The groom is depicted standing barefoot on the wooden floor, his wooden clogs are lying nearby. The legs of the bride are covered by the dress, but the second pair of shoes is seen in the background next to the bed. For the contemporaries of van Eyck sandals and clogs contained a reference to the Old Testament: “And God said, do not come here; Put off thy shoes from off thy feet, for the place on which you stand is holy ground.” Thus, when the bride and groom take part in a wedding ceremony the floor of the room is a holy ground for them.
Perhaps, the oranges lying on the windowsill and on a stool near the window can be seen as a sign of fertility. Since in the language of many peoples of Northern European orange literally means apple from China, it symbolizes purity and innocence that existed in the Garden of Eden before the fall of man. At the same time, it is possible that the oranges may simply indicate the prosperity of the couple. According to another version, it is apples that lay on the windowsill as a hint of autumn and warning against the sinful behavior.
The bride and the groom are dressed in warm clothing, despite the summer outside. It can be seen by the cherry tree, which is dotted with fruit. It is an unambiguous symbol of wishes for fertility in marriage. Red alcove on the right side is an allusion to the Song of Songs that represents the bridal chamber. In Flemish painting, such bed is an indispensable attribute of the scenes of the Annunciation, the Nativity of Christ and the Nativity of Our Lady, which once again reminds of connection of the picture to the cult of the Theotokos. In addition, from the Freudian point of view, crimson-curtained alcove has a direct association with the female womb.
Location of the figures suggests predefined roles in the marriage. The woman is standing near the bed in the back of the room, symbolizing the role of keeper of the hearth: while the man stands near the open window, symbolizing belonging to the external world. Giovanni is looking directly at the observer, and his wife humbly bowed her head in his direction.
Under the chandelier on the right side, there is a wooden figure of Saint Margaret striking a dragon, she is considered the patroness of pregnant women.
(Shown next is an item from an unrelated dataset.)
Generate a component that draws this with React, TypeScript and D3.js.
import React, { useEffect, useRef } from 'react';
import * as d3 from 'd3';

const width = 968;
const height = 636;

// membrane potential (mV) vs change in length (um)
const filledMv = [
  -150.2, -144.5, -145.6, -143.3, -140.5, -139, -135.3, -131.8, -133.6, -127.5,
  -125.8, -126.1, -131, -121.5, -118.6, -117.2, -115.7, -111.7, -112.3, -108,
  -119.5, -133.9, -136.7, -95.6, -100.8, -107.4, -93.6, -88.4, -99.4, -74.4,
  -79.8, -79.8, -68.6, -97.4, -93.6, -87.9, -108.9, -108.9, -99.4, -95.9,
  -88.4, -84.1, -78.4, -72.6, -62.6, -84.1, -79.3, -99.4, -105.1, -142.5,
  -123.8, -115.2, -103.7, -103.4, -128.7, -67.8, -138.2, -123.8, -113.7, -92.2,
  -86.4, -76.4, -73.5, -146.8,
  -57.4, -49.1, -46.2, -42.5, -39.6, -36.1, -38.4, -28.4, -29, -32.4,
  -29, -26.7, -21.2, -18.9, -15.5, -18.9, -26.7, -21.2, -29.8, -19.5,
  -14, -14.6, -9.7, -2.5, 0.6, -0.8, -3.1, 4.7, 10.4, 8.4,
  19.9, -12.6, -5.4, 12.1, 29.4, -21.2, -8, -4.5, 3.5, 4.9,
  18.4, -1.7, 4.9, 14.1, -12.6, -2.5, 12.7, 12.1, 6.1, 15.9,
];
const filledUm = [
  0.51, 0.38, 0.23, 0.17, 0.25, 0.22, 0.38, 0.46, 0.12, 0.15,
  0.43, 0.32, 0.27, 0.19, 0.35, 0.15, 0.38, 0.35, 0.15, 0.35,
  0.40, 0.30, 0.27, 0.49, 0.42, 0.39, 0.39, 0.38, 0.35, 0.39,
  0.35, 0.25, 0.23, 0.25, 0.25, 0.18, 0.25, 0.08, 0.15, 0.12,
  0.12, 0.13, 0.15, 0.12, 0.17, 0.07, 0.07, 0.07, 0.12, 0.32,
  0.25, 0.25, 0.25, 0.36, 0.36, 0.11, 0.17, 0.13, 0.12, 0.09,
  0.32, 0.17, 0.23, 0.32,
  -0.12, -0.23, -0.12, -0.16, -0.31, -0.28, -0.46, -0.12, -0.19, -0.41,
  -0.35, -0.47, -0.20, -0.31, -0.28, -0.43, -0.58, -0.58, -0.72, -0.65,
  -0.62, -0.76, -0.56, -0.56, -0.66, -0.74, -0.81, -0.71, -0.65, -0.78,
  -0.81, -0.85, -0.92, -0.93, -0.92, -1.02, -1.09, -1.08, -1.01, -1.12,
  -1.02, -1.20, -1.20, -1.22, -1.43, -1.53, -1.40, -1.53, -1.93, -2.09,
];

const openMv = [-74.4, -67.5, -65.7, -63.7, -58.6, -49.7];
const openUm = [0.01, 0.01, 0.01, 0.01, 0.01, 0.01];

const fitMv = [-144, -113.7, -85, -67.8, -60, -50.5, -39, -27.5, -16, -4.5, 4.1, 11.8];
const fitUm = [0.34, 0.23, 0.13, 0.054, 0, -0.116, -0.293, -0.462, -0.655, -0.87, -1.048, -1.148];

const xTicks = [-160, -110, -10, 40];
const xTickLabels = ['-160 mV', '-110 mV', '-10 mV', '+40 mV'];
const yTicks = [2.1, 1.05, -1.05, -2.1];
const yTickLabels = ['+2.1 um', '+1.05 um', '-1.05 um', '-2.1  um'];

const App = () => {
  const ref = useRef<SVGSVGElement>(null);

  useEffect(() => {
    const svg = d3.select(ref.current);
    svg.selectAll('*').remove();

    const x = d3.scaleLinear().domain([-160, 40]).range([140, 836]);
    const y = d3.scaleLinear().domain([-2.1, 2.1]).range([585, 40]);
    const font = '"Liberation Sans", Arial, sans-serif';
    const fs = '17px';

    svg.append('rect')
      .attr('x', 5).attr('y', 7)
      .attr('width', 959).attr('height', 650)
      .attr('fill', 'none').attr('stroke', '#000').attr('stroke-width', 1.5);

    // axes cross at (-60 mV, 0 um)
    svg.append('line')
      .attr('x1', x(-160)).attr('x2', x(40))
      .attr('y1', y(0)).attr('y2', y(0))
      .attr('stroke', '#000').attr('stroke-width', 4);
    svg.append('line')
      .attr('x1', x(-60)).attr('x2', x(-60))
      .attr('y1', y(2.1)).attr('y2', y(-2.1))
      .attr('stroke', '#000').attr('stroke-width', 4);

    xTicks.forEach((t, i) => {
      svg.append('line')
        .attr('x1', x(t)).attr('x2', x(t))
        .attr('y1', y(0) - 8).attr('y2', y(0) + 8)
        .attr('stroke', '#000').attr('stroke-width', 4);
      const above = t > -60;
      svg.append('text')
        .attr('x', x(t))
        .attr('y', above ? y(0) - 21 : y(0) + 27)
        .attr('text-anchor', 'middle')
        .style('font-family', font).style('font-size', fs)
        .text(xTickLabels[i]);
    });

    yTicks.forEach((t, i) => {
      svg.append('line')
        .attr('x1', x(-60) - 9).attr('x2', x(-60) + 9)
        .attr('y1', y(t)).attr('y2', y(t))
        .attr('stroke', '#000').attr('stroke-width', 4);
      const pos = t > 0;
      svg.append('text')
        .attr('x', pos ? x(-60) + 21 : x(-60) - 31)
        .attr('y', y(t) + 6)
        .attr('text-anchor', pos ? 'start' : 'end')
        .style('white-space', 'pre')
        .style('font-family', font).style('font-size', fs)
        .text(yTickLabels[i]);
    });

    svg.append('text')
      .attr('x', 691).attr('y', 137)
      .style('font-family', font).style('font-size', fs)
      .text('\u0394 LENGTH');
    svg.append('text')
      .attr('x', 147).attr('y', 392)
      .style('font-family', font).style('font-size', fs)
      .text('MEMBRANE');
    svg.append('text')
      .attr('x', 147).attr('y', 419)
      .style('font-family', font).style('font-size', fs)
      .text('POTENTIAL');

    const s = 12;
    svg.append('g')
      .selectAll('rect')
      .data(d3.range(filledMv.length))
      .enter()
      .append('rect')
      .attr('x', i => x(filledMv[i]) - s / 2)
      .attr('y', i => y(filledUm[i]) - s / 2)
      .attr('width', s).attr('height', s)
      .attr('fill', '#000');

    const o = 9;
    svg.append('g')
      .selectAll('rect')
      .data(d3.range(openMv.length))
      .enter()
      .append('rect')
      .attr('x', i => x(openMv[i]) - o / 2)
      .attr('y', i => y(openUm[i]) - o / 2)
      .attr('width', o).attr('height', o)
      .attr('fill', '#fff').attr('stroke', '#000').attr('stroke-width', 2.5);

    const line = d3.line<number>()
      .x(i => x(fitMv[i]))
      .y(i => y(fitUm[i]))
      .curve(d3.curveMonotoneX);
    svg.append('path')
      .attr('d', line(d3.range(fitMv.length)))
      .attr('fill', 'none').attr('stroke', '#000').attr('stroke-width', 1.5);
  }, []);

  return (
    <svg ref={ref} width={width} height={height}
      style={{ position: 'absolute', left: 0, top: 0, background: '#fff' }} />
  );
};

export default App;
The figure is fixed on the back of a chair, standing on the marital bed, which may be one more proof of the woman's pregnancy. At the same time, it may be a figure of holy Martha, the patron saint of housewives, as a whisk hangs near it. During the wedding ceremony, first sweeping of the garbage in the house, where the couple is destined to live, means not only and not so much a thrift of the wife as a cleansing of the environment. According to other interpretations, it is not a whisk, but a whip. In folk tradition, it also corresponds with the rod of life, which is a symbol of fertility, strength and health. During wedding ceremonies the groom is ritually flogged in order for the couple to have many children.
The Arnolfini Marriage is written with extraordinary care, as it affects the viewer through subtlety and love to detail of the painting. Almost all the images on the canvas have symbolic meanings: the dog represents fidelity, the pairs of shoes on the floor represent the unity of the couple, the whisk is a sign of purity, convex mirror is the eye of the world, oranges are fruit of the Garden of Eden and the apple hints at the Fall. However, there are still many open questions regarding The Arnolfini Marriage. The man raising his right hand like in the oath, the absence of a priest, the candle lit in a daylight, the meaning of the inscription above the mirror: "Johannes de Eyck fuit hie" ("Johannes de Eyck was here") are the matters that make the picture even more mysterious. In addition, it was found that Giovanni Arnolfini and his wife had no children, and the woman depicted in the painting is waiting for the addition of the family. Indeed, Margaret van Eyck gave birth to a son, it is also well documented. Thus, it is difficult to establish the hero and the reality of the picture. Until now, all those challenges remain unanswered.